• EXERCISE:
Leave out every picture, then transcribe the rest of the listing exactly.

▬▬▬▬▬▬

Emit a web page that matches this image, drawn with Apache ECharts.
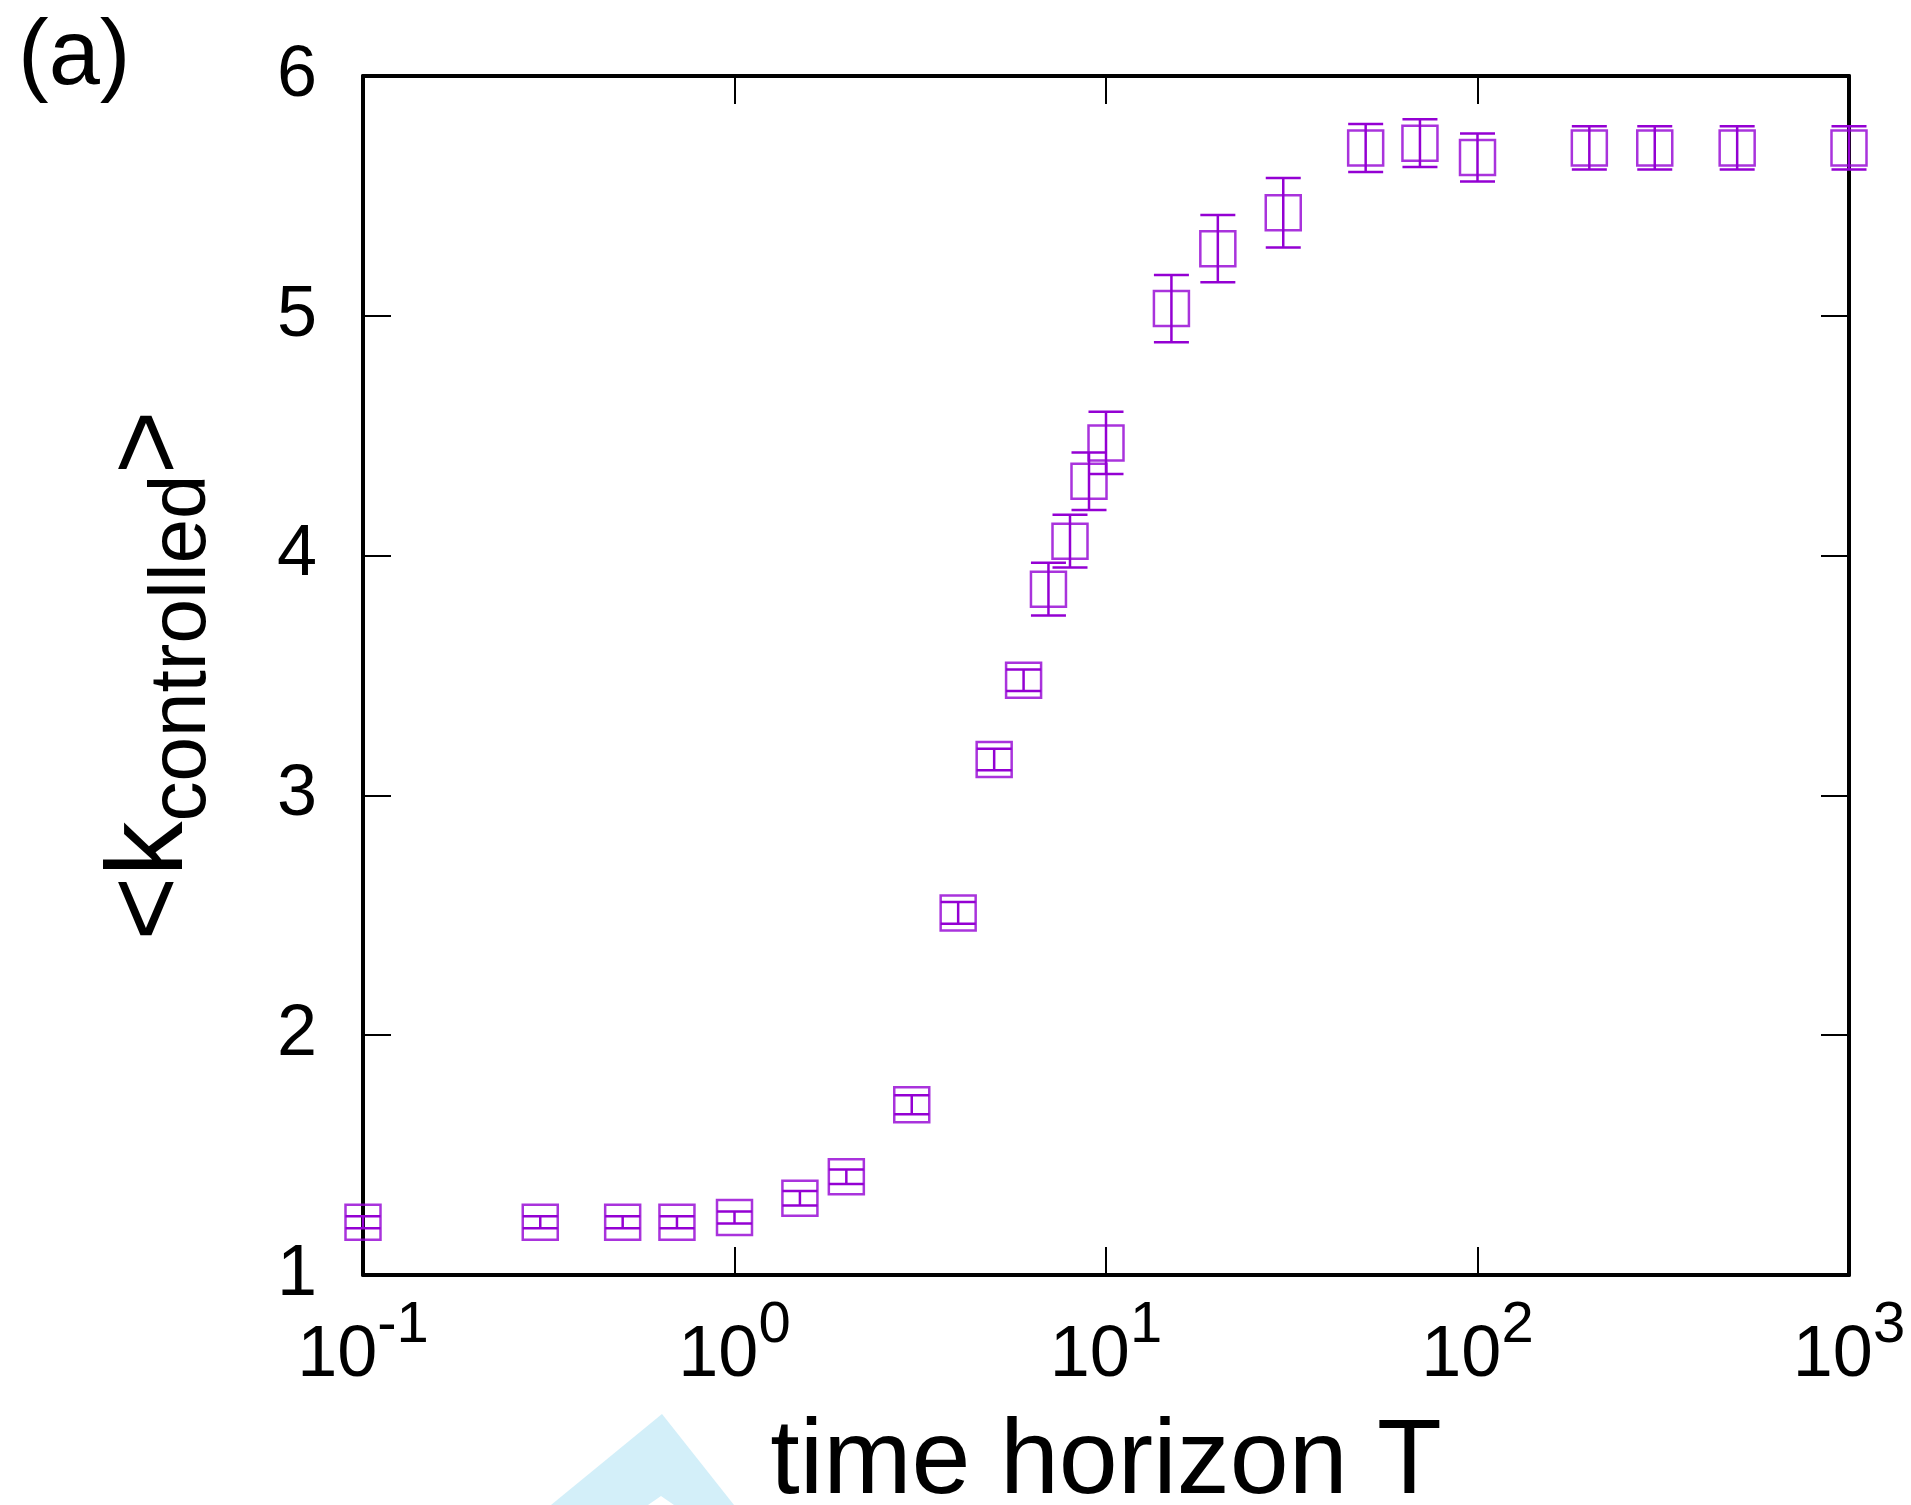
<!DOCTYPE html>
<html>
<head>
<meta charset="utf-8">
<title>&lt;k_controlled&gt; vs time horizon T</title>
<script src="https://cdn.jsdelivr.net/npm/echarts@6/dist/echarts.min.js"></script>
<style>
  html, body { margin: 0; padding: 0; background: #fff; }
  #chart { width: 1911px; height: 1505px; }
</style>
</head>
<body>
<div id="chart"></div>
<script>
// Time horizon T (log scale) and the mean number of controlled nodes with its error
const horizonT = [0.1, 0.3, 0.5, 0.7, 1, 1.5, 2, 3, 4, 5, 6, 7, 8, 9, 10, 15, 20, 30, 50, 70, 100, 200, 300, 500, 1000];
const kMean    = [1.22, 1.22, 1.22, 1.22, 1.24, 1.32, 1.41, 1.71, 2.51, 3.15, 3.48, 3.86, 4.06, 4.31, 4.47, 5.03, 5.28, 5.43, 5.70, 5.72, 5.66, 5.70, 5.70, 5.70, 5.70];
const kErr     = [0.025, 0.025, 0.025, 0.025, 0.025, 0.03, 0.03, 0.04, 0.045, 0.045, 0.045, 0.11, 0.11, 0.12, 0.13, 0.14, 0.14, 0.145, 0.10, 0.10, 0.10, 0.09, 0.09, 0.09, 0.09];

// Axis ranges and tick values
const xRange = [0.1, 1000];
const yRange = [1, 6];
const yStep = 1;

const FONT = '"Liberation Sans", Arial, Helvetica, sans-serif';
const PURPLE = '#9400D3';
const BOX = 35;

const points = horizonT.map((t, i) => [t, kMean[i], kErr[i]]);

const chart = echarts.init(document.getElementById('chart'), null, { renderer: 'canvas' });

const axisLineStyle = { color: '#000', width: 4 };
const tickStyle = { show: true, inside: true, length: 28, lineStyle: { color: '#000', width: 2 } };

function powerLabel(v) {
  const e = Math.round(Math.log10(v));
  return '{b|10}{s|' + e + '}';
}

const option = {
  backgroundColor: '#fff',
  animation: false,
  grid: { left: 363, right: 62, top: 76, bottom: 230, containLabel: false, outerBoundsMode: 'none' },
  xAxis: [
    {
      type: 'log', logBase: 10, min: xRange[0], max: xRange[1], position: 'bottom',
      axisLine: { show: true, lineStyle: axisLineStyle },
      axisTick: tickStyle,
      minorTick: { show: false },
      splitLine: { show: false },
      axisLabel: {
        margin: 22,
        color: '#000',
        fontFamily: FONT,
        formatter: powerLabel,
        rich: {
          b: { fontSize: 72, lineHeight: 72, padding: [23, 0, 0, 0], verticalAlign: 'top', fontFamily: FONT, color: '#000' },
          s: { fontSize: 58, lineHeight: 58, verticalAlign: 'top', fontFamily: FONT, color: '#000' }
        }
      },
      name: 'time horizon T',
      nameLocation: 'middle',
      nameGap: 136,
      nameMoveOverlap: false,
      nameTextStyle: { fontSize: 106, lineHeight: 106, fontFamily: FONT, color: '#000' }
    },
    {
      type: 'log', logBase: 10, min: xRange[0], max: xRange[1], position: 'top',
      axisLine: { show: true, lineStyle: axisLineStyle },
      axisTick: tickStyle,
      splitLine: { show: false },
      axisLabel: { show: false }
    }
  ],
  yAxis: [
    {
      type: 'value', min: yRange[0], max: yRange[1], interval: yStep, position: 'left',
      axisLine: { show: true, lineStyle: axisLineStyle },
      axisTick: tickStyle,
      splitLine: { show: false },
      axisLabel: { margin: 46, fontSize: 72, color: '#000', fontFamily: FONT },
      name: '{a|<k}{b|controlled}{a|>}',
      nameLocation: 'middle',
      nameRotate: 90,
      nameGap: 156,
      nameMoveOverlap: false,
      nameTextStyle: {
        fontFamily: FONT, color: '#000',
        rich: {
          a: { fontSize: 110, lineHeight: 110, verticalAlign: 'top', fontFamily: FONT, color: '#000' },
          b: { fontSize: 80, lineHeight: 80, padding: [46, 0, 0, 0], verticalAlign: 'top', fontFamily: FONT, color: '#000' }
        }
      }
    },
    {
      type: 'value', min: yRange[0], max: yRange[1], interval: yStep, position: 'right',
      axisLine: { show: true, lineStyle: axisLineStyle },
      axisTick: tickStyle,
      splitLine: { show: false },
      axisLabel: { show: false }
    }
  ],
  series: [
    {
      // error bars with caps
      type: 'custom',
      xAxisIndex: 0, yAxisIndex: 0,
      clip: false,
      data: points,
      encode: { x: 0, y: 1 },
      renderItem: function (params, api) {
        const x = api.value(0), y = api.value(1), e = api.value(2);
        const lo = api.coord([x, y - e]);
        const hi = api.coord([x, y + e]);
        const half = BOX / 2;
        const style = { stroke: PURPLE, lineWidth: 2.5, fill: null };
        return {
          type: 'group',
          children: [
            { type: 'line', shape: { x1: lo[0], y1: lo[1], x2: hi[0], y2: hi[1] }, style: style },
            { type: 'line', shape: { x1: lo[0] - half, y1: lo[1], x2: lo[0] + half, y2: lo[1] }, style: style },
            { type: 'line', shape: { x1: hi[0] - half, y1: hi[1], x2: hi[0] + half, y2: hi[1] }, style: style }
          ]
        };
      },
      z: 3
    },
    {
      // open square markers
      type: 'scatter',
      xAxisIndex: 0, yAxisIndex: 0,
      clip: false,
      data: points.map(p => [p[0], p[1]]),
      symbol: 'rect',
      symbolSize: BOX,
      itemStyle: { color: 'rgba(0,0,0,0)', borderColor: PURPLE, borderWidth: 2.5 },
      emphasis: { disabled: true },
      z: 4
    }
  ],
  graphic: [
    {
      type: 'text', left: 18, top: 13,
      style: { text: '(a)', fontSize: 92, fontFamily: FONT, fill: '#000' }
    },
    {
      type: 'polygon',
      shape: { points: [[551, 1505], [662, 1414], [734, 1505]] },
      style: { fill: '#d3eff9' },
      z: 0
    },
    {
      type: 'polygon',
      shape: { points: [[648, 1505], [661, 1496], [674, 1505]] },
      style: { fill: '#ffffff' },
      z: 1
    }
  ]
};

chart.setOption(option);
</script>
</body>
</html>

▬▬▬▬▬▬

• SOLVED EXERCISE:
Emit a web page that matches this image, drawn with Apache ECharts.
<!DOCTYPE html>
<html>
<head>
<meta charset="utf-8">
<title>&lt;k_controlled&gt; vs time horizon T</title>
<script src="https://cdn.jsdelivr.net/npm/echarts@6/dist/echarts.min.js"></script>
<style>
  html, body { margin: 0; padding: 0; background: #fff; }
  #chart { width: 1911px; height: 1505px; }
</style>
</head>
<body>
<div id="chart"></div>
<script>
// Time horizon T (log scale) and the mean number of controlled nodes with its error
const horizonT = [0.1, 0.3, 0.5, 0.7, 1, 1.5, 2, 3, 4, 5, 6, 7, 8, 9, 10, 15, 20, 30, 50, 70, 100, 200, 300, 500, 1000];
const kMean    = [1.22, 1.22, 1.22, 1.22, 1.24, 1.32, 1.41, 1.71, 2.51, 3.15, 3.48, 3.86, 4.06, 4.31, 4.47, 5.03, 5.28, 5.43, 5.70, 5.72, 5.66, 5.70, 5.70, 5.70, 5.70];
const kErr     = [0.025, 0.025, 0.025, 0.025, 0.025, 0.03, 0.03, 0.04, 0.045, 0.045, 0.045, 0.11, 0.11, 0.12, 0.13, 0.14, 0.14, 0.145, 0.10, 0.10, 0.10, 0.09, 0.09, 0.09, 0.09];

// Axis ranges and tick values
const xRange = [0.1, 1000];
const yRange = [1, 6];
const yStep = 1;

const FONT = '"Liberation Sans", Arial, Helvetica, sans-serif';
const PURPLE = '#9400D3';
const BOX = 35;

const points = horizonT.map((t, i) => [t, kMean[i], kErr[i]]);

const chart = echarts.init(document.getElementById('chart'), null, { renderer: 'canvas' });

const axisLineStyle = { color: '#000', width: 4 };
const tickStyle = { show: true, inside: true, length: 28, lineStyle: { color: '#000', width: 2 } };

function powerLabel(v) {
  const e = Math.round(Math.log10(v));
  return '{b|10}{s|' + e + '}';
}

const option = {
  backgroundColor: '#fff',
  animation: false,
  grid: { left: 363, right: 62, top: 76, bottom: 230, containLabel: false, outerBoundsMode: 'none' },
  xAxis: [
    {
      type: 'log', logBase: 10, min: xRange[0], max: xRange[1], position: 'bottom',
      axisLine: { show: true, lineStyle: axisLineStyle },
      axisTick: tickStyle,
      minorTick: { show: false },
      splitLine: { show: false },
      axisLabel: {
        margin: 22,
        color: '#000',
        fontFamily: FONT,
        formatter: powerLabel,
        rich: {
          b: { fontSize: 72, lineHeight: 72, padding: [23, 0, 0, 0], verticalAlign: 'top', fontFamily: FONT, color: '#000' },
          s: { fontSize: 58, lineHeight: 58, verticalAlign: 'top', fontFamily: FONT, color: '#000' }
        }
      },
      name: 'time horizon T',
      nameLocation: 'middle',
      nameGap: 136,
      nameMoveOverlap: false,
      nameTextStyle: { fontSize: 106, lineHeight: 106, fontFamily: FONT, color: '#000' }
    },
    {
      type: 'log', logBase: 10, min: xRange[0], max: xRange[1], position: 'top',
      axisLine: { show: true, lineStyle: axisLineStyle },
      axisTick: tickStyle,
      splitLine: { show: false },
      axisLabel: { show: false }
    }
  ],
  yAxis: [
    {
      type: 'value', min: yRange[0], max: yRange[1], interval: yStep, position: 'left',
      axisLine: { show: true, lineStyle: axisLineStyle },
      axisTick: tickStyle,
      splitLine: { show: false },
      axisLabel: { margin: 46, fontSize: 72, color: '#000', fontFamily: FONT },
      name: '{a|<k}{b|controlled}{a|>}',
      nameLocation: 'middle',
      nameRotate: 90,
      nameGap: 156,
      nameMoveOverlap: false,
      nameTextStyle: {
        fontFamily: FONT, color: '#000',
        rich: {
          a: { fontSize: 110, lineHeight: 110, verticalAlign: 'top', fontFamily: FONT, color: '#000' },
          b: { fontSize: 80, lineHeight: 80, padding: [46, 0, 0, 0], verticalAlign: 'top', fontFamily: FONT, color: '#000' }
        }
      }
    },
    {
      type: 'value', min: yRange[0], max: yRange[1], interval: yStep, position: 'right',
      axisLine: { show: true, lineStyle: axisLineStyle },
      axisTick: tickStyle,
      splitLine: { show: false },
      axisLabel: { show: false }
    }
  ],
  series: [
    {
      // error bars with caps
      type: 'custom',
      xAxisIndex: 0, yAxisIndex: 0,
      clip: false,
      data: points,
      encode: { x: 0, y: 1 },
      renderItem: function (params, api) {
        const x = api.value(0), y = api.value(1), e = api.value(2);
        const lo = api.coord([x, y - e]);
        const hi = api.coord([x, y + e]);
        const half = BOX / 2;
        const style = { stroke: PURPLE, lineWidth: 2.5, fill: null };
        return {
          type: 'group',
          children: [
            { type: 'line', shape: { x1: lo[0], y1: lo[1], x2: hi[0], y2: hi[1] }, style: style },
            { type: 'line', shape: { x1: lo[0] - half, y1: lo[1], x2: lo[0] + half, y2: lo[1] }, style: style },
            { type: 'line', shape: { x1: hi[0] - half, y1: hi[1], x2: hi[0] + half, y2: hi[1] }, style: style }
          ]
        };
      },
      z: 3
    },
    {
      // open square markers
      type: 'scatter',
      xAxisIndex: 0, yAxisIndex: 0,
      clip: false,
      data: points.map(p => [p[0], p[1]]),
      symbol: 'rect',
      symbolSize: BOX,
      itemStyle: { color: 'rgba(0,0,0,0)', borderColor: PURPLE, borderWidth: 2.5 },
      emphasis: { disabled: true },
      z: 4
    }
  ],
  graphic: [
    {
      type: 'text', left: 18, top: 13,
      style: { text: '(a)', fontSize: 92, fontFamily: FONT, fill: '#000' }
    },
    {
      type: 'polygon',
      shape: { points: [[551, 1505], [662, 1414], [734, 1505]] },
      style: { fill: '#d3eff9' },
      z: 0
    },
    {
      type: 'polygon',
      shape: { points: [[648, 1505], [661, 1496], [674, 1505]] },
      style: { fill: '#ffffff' },
      z: 1
    }
  ]
};

chart.setOption(option);
</script>
</body>
</html>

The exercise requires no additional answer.